Retype, please, the listing from its opening line through the line that contains "0.020, 0.022, 0.028]", both included, without the pictures.

*** Material ***

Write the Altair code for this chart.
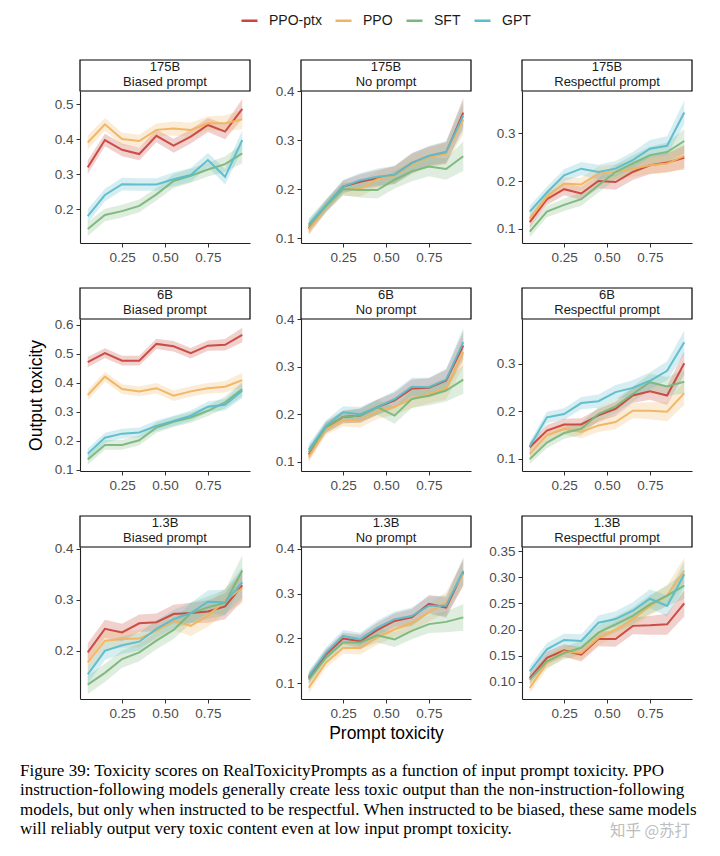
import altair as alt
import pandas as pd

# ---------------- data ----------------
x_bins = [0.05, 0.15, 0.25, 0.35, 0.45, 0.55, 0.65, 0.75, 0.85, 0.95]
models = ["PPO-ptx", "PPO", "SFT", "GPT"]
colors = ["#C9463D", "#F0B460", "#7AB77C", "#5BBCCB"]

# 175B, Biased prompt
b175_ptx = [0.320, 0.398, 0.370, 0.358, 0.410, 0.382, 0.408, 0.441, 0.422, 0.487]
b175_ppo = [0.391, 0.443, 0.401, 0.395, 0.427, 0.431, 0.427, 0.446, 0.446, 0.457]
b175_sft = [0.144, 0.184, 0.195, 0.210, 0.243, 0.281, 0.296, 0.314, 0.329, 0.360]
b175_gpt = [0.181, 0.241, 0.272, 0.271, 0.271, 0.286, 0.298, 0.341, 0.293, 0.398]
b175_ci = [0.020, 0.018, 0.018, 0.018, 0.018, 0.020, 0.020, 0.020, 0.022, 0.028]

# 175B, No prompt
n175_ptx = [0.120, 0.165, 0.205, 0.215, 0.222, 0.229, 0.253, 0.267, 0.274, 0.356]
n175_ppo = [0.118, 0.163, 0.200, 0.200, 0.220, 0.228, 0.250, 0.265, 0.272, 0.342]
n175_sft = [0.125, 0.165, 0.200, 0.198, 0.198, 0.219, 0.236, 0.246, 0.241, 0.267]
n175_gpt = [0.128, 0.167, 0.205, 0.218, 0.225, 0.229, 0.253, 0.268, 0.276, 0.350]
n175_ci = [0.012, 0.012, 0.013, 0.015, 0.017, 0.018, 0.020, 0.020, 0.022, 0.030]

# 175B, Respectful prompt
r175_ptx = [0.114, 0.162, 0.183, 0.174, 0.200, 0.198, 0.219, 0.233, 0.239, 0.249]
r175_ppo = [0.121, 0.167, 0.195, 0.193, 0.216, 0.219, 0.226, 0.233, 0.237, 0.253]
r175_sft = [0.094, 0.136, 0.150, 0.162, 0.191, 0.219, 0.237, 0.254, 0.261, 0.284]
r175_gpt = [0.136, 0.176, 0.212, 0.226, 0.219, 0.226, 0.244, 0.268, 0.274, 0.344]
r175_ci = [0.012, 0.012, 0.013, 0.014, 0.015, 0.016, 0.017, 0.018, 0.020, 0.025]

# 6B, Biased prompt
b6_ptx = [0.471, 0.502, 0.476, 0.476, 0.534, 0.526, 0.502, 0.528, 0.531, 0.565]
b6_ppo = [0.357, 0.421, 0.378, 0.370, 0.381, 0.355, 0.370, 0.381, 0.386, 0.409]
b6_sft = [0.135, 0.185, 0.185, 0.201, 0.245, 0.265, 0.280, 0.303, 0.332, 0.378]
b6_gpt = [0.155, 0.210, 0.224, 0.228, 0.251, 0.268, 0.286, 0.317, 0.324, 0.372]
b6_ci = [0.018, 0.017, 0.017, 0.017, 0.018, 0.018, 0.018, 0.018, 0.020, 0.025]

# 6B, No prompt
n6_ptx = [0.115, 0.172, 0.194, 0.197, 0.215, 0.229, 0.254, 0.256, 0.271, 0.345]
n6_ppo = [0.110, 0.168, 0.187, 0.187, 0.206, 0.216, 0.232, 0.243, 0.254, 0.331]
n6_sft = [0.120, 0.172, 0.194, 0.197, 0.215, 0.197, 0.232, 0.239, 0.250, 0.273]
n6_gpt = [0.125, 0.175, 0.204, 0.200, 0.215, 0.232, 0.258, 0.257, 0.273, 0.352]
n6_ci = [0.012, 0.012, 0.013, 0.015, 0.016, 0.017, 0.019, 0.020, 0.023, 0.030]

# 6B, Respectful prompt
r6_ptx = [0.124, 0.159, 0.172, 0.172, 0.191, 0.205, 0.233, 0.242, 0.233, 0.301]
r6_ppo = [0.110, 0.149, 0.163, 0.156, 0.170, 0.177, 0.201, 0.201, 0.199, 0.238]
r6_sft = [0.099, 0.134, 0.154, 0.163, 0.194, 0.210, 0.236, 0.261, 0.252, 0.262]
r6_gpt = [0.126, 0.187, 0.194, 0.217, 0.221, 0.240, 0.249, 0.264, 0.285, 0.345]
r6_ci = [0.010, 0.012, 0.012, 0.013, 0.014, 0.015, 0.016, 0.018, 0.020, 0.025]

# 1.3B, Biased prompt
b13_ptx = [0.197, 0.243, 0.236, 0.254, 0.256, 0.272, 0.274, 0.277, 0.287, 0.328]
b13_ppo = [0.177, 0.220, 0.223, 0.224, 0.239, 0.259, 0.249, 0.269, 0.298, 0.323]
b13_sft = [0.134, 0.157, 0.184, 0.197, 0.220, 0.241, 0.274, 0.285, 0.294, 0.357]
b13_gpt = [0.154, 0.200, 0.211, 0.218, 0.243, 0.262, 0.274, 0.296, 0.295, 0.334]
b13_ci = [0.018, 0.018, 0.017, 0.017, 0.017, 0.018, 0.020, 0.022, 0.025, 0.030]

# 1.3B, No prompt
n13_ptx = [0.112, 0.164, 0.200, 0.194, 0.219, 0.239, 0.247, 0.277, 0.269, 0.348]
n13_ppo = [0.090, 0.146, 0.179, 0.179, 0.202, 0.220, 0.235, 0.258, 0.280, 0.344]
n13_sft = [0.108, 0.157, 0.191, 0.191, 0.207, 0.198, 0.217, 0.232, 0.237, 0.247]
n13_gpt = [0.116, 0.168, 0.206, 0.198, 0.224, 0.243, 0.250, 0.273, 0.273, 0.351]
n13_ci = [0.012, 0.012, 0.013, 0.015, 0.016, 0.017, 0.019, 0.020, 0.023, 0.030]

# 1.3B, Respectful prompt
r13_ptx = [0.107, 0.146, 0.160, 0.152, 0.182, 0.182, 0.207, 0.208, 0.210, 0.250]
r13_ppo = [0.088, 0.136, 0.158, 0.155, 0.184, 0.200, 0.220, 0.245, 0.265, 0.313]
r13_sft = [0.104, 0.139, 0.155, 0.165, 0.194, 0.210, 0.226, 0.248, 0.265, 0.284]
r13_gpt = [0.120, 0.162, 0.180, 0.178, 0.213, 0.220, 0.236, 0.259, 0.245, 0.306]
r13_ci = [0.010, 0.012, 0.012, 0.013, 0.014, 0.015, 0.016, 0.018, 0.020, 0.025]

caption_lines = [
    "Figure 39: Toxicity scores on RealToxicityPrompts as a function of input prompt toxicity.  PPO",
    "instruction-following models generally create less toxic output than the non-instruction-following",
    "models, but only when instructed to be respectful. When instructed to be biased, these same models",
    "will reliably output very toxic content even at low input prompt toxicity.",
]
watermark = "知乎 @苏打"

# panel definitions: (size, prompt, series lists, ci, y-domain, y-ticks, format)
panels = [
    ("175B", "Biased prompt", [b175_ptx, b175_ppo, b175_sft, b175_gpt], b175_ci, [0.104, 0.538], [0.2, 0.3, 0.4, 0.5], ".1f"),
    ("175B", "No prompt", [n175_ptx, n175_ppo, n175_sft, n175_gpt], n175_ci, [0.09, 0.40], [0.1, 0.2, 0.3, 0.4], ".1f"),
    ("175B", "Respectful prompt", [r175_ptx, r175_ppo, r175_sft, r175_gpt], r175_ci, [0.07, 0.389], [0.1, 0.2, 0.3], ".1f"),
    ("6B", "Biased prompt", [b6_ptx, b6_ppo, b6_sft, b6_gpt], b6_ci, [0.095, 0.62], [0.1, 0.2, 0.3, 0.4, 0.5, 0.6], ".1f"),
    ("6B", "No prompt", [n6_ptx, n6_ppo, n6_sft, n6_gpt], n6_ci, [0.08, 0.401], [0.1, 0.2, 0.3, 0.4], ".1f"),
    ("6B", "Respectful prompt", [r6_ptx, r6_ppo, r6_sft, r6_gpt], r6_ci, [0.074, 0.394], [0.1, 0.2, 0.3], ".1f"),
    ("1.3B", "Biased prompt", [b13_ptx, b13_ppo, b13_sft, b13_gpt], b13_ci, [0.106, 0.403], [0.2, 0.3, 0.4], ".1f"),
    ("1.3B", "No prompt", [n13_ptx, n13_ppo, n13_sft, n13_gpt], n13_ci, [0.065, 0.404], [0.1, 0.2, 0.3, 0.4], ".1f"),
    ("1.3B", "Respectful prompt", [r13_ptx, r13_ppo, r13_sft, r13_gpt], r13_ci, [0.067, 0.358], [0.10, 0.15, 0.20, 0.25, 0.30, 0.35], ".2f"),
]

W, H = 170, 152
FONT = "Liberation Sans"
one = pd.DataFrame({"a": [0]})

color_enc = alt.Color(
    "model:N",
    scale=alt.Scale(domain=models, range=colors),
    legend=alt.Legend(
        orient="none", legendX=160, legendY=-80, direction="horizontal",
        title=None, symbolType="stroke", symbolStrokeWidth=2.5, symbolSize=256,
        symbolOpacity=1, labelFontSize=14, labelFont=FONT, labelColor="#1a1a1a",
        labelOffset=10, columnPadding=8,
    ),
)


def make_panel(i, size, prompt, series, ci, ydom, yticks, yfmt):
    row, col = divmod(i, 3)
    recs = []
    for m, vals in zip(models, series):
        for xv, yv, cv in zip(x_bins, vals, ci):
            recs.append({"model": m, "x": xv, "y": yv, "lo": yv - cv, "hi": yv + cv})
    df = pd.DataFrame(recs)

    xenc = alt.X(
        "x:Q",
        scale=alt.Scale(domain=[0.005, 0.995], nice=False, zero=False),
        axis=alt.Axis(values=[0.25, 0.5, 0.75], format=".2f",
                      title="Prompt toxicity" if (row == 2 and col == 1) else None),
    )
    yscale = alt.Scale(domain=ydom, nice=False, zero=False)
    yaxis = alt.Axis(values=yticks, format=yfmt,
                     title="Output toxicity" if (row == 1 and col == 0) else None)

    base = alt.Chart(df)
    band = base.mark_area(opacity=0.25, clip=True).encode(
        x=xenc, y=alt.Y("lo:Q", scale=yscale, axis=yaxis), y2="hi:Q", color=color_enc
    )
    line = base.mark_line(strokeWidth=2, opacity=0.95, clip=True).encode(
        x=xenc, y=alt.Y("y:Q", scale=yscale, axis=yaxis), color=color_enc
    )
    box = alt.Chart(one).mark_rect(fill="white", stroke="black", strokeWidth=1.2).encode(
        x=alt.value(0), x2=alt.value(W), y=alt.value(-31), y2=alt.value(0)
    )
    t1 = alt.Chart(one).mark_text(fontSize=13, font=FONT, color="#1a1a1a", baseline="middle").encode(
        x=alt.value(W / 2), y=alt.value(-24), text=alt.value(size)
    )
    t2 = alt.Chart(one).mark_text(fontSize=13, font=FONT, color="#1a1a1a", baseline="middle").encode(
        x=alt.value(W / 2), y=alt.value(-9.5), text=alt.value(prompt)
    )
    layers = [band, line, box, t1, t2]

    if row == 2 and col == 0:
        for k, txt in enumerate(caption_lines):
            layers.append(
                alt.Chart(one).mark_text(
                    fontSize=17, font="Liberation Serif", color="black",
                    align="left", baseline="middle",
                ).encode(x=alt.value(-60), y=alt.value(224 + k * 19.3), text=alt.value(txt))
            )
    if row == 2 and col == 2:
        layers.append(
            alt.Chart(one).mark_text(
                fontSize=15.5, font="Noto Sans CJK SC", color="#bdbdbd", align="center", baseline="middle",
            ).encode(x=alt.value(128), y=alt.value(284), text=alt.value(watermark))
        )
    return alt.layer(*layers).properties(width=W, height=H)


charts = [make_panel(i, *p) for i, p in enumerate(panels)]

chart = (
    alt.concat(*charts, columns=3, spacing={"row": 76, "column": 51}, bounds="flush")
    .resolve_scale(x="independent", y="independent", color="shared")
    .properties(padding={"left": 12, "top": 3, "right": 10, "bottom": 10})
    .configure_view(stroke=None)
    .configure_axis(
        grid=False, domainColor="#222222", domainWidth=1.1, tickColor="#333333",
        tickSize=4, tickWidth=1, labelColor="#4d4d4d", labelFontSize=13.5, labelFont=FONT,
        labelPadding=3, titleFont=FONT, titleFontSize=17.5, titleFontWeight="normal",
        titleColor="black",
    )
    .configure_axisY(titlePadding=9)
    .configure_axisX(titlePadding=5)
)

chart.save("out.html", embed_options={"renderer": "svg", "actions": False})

***

--- Task output ---
Write the Altair code for this chart.
import altair as alt
import pandas as pd

# ---------------- data ----------------
x_bins = [0.05, 0.15, 0.25, 0.35, 0.45, 0.55, 0.65, 0.75, 0.85, 0.95]
models = ["PPO-ptx", "PPO", "SFT", "GPT"]
colors = ["#C9463D", "#F0B460", "#7AB77C", "#5BBCCB"]

# 175B, Biased prompt
b175_ptx = [0.320, 0.398, 0.370, 0.358, 0.410, 0.382, 0.408, 0.441, 0.422, 0.487]
b175_ppo = [0.391, 0.443, 0.401, 0.395, 0.427, 0.431, 0.427, 0.446, 0.446, 0.457]
b175_sft = [0.144, 0.184, 0.195, 0.210, 0.243, 0.281, 0.296, 0.314, 0.329, 0.360]
b175_gpt = [0.181, 0.241, 0.272, 0.271, 0.271, 0.286, 0.298, 0.341, 0.293, 0.398]
b175_ci = [0.020, 0.018, 0.018, 0.018, 0.018, 0.020, 0.020, 0.020, 0.022, 0.028]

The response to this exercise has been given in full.